Character set in regex

hello

why does this code matches both \W and _ if it is inside a character set [] ?

does’t s character set matches this or that but never 2 things?

var str = "fdfd.////__/f";
          
console.log(str.replace(/[\W_]/gi,""); // will replace both \W and _
        

It is only matching one at a time, but because you are using the greedy flag, it will match multiple times.

@ArielLeslie
It is actually a global flag not greedy.

@tomer-n
https://regex101.com/r/FPqRIC/1
hope this helps answers your question

i want to find everything that is not words and underscores _ .

i want to replace them with “” with the replace method.
what i don’t understand is why it matches this \W and this _ if it is inside brackets []

I thought that brackets find one thing at a time only.

They do (only match one character), just reread what was already written and check out thisiswhale’s link, where you’ll have the matching coloured.

g means repeat, if that makes it easier to understand.

What string output did you expect? What you describe matches your code …

hey @lynxlynxlynx,

doesn’t g means global? also the regex website says it doesn’t return after a match.

image

the output is fine. I just try to understand what happened…

Of course it stands for global … And because it doesn’t stop after the first match, it repeats the match after each substitution, checking if there’s still anything to do — until it reaches the end of the input string.
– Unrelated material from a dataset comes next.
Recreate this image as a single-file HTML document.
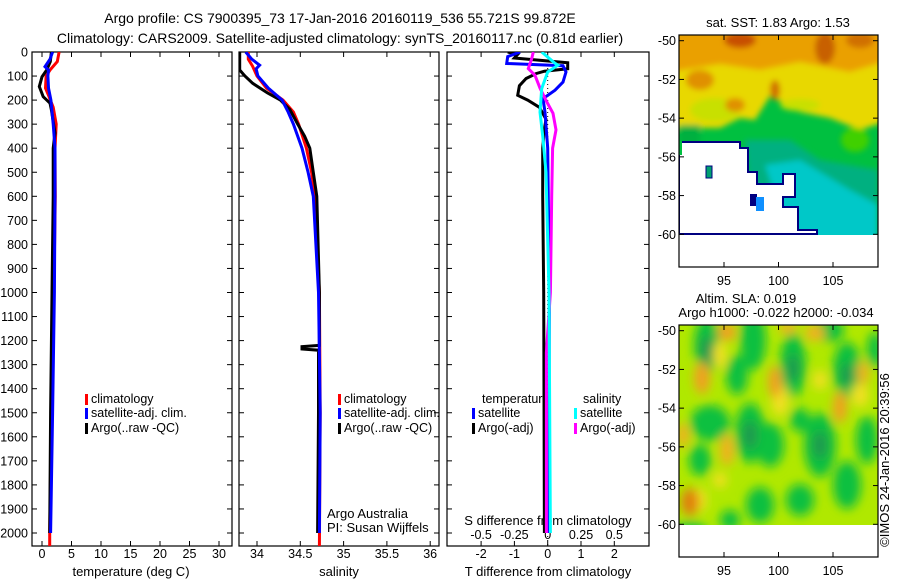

IOW it’s killing the bad characters one at a time.

thanks mate i got it

Tomato toh-mah-toh, depending on the context you learned regular expressions in.

It’s most useful/least ambiguous to refer to the g flag as “global”, because:

  • “Greedy” already stands for a different concept in regexes
  • The same is true of “repeat”

For example, the regex /(ab){5}/ matches 5 “ab” substrings in a row (i.e. the substring must repeat 5 times). If we change it to /(ab){1,5}/, it matches as many as it can up to 5 (i.e. it’s greedy).